## [Required task]
The required output is the block of lines from the line with "Write a Python" to the line with "edgecolor='#8c8c8c', linewidth=1.6))", endpoints included and pictures omitted.

Data extracted from a collection:
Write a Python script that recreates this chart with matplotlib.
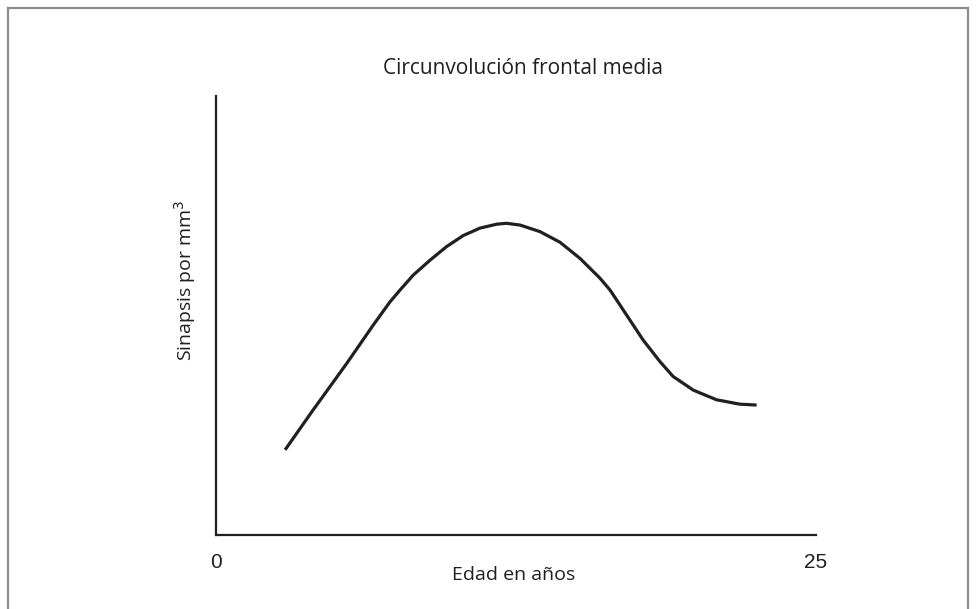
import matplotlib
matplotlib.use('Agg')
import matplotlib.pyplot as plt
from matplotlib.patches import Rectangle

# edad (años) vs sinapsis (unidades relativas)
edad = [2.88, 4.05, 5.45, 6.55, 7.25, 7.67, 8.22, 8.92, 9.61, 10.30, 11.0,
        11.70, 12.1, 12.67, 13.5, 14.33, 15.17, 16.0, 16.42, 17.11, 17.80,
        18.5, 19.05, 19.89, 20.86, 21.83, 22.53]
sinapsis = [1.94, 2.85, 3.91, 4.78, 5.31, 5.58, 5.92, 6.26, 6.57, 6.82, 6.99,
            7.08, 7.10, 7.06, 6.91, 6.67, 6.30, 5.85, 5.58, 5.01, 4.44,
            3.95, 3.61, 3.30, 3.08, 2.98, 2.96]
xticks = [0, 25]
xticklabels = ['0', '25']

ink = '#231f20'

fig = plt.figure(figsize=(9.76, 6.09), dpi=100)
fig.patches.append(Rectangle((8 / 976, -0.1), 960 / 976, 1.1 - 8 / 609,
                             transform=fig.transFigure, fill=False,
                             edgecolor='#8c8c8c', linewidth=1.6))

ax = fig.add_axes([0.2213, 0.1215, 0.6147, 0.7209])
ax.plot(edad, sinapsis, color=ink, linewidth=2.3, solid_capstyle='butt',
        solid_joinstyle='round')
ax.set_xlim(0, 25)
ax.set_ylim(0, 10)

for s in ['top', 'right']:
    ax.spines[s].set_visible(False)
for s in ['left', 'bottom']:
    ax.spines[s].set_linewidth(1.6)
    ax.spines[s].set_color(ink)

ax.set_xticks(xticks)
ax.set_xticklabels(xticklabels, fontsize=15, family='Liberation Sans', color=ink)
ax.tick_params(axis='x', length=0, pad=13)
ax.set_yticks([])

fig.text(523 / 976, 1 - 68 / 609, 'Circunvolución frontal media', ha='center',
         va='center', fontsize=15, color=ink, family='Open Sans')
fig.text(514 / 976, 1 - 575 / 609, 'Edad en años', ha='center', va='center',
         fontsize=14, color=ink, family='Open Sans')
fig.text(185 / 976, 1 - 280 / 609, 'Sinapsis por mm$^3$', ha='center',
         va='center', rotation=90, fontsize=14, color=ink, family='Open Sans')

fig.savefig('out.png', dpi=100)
* * *
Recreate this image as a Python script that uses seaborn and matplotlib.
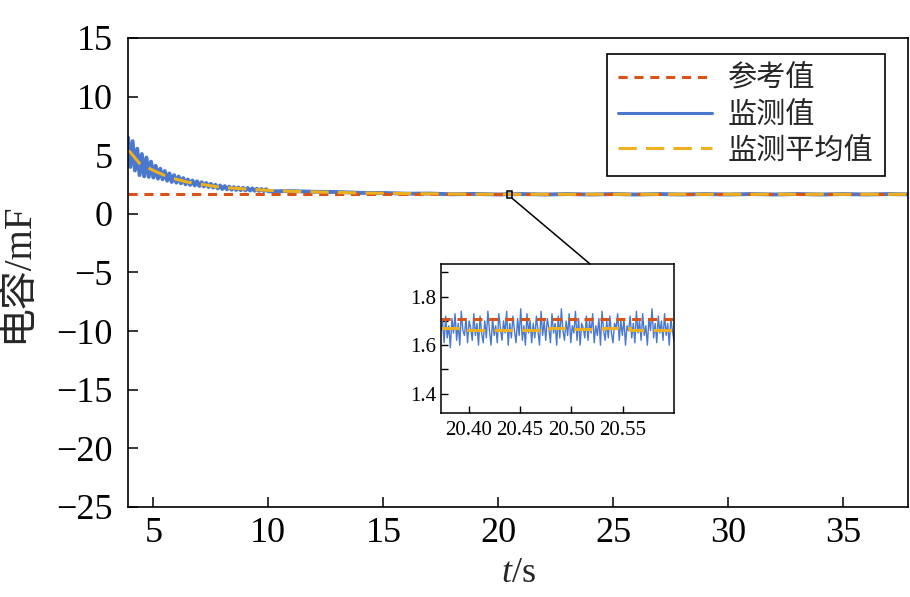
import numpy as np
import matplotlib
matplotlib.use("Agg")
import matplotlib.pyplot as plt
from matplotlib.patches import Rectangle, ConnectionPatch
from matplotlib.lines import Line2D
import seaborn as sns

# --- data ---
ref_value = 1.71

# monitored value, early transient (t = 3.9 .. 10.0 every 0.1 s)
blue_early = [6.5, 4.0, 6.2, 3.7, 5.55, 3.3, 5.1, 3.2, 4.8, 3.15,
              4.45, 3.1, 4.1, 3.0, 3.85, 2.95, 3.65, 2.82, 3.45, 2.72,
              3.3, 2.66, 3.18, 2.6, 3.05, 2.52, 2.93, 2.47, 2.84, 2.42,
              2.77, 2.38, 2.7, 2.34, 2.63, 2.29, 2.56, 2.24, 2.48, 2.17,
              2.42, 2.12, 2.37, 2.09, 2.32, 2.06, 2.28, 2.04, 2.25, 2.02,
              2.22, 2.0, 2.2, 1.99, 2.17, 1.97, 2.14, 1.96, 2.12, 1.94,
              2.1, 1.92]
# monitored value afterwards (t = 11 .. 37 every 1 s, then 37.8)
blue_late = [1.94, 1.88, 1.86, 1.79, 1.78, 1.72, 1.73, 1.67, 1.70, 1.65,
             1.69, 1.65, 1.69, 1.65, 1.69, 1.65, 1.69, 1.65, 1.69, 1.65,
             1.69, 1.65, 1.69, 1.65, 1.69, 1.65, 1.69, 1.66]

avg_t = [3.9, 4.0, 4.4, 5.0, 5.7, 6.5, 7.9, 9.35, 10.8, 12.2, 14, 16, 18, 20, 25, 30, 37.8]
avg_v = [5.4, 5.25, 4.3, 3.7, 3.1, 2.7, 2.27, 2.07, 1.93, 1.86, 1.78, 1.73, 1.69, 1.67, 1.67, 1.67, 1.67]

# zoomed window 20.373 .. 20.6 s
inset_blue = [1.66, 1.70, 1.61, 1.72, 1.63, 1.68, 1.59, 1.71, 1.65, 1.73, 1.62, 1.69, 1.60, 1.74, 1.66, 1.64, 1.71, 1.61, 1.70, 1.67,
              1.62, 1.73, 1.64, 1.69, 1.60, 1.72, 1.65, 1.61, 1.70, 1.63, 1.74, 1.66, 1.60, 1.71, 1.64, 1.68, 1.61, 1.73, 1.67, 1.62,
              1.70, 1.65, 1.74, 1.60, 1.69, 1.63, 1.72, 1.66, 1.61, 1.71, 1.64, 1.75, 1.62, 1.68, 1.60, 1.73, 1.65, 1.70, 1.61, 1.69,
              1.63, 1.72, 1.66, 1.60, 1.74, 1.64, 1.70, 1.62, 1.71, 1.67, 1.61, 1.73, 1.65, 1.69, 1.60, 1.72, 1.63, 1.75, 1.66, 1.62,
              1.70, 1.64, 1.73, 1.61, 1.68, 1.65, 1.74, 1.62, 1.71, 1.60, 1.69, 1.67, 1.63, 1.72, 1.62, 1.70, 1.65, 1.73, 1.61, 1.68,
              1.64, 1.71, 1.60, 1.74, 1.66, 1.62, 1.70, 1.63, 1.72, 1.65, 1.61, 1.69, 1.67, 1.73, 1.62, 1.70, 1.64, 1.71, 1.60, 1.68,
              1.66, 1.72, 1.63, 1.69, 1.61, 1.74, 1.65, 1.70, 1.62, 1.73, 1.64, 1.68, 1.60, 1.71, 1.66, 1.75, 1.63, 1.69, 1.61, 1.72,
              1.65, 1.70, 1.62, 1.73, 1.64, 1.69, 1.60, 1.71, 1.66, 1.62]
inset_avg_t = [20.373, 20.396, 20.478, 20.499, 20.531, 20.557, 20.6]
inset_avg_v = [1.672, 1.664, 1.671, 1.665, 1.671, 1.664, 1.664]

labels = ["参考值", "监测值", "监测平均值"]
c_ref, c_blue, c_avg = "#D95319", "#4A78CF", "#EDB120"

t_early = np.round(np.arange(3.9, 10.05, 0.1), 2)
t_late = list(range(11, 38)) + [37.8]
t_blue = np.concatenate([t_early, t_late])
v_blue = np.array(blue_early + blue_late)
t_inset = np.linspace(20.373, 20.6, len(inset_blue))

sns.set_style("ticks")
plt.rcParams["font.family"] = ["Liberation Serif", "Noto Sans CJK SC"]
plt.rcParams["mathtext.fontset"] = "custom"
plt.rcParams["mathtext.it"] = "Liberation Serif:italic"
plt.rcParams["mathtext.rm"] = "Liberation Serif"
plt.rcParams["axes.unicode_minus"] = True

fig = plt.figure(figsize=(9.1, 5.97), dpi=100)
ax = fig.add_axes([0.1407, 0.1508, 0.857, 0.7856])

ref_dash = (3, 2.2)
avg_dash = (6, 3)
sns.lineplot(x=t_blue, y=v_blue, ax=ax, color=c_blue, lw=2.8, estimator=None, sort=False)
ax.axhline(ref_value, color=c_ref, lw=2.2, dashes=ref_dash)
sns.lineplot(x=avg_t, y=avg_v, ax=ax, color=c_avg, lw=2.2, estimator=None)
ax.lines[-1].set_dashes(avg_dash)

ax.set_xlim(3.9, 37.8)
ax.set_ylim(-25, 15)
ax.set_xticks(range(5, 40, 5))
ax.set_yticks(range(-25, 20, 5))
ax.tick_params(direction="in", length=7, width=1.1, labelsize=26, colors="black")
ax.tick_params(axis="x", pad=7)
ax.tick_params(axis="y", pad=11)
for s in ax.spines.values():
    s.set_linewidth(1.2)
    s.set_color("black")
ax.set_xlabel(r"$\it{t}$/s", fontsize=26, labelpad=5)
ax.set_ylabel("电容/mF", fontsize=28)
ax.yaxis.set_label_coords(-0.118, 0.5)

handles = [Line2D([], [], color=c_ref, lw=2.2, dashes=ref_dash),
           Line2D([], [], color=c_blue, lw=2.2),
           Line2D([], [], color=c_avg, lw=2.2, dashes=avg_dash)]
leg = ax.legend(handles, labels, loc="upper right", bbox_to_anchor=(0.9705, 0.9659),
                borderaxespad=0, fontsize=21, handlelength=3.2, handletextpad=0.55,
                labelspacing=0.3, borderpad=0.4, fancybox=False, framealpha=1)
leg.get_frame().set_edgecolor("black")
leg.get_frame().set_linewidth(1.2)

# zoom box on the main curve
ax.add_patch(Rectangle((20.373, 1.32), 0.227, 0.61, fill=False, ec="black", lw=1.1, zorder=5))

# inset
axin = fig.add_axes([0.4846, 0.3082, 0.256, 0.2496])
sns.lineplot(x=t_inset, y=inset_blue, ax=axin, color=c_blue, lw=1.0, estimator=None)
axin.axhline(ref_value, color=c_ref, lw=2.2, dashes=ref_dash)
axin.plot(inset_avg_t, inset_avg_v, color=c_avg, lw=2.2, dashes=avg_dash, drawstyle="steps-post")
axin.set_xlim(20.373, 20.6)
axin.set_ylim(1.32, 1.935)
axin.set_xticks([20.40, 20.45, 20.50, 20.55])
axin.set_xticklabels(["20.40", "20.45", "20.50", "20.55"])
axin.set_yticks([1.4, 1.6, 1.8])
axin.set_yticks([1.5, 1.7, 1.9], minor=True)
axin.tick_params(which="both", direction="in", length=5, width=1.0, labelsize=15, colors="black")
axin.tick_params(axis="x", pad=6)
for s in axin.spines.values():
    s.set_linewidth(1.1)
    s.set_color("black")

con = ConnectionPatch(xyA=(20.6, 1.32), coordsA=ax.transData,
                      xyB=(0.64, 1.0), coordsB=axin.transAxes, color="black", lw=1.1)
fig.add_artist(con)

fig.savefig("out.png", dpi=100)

## [Exercise solution]
Write a Python script that recreates this chart with matplotlib.
import matplotlib
matplotlib.use('Agg')
import matplotlib.pyplot as plt
from matplotlib.patches import Rectangle

# edad (años) vs sinapsis (unidades relativas)
edad = [2.88, 4.05, 5.45, 6.55, 7.25, 7.67, 8.22, 8.92, 9.61, 10.30, 11.0,
        11.70, 12.1, 12.67, 13.5, 14.33, 15.17, 16.0, 16.42, 17.11, 17.80,
        18.5, 19.05, 19.89, 20.86, 21.83, 22.53]
sinapsis = [1.94, 2.85, 3.91, 4.78, 5.31, 5.58, 5.92, 6.26, 6.57, 6.82, 6.99,
            7.08, 7.10, 7.06, 6.91, 6.67, 6.30, 5.85, 5.58, 5.01, 4.44,
            3.95, 3.61, 3.30, 3.08, 2.98, 2.96]
xticks = [0, 25]
xticklabels = ['0', '25']

ink = '#231f20'

fig = plt.figure(figsize=(9.76, 6.09), dpi=100)
fig.patches.append(Rectangle((8 / 976, -0.1), 960 / 976, 1.1 - 8 / 609,
                             transform=fig.transFigure, fill=False,
                             edgecolor='#8c8c8c', linewidth=1.6))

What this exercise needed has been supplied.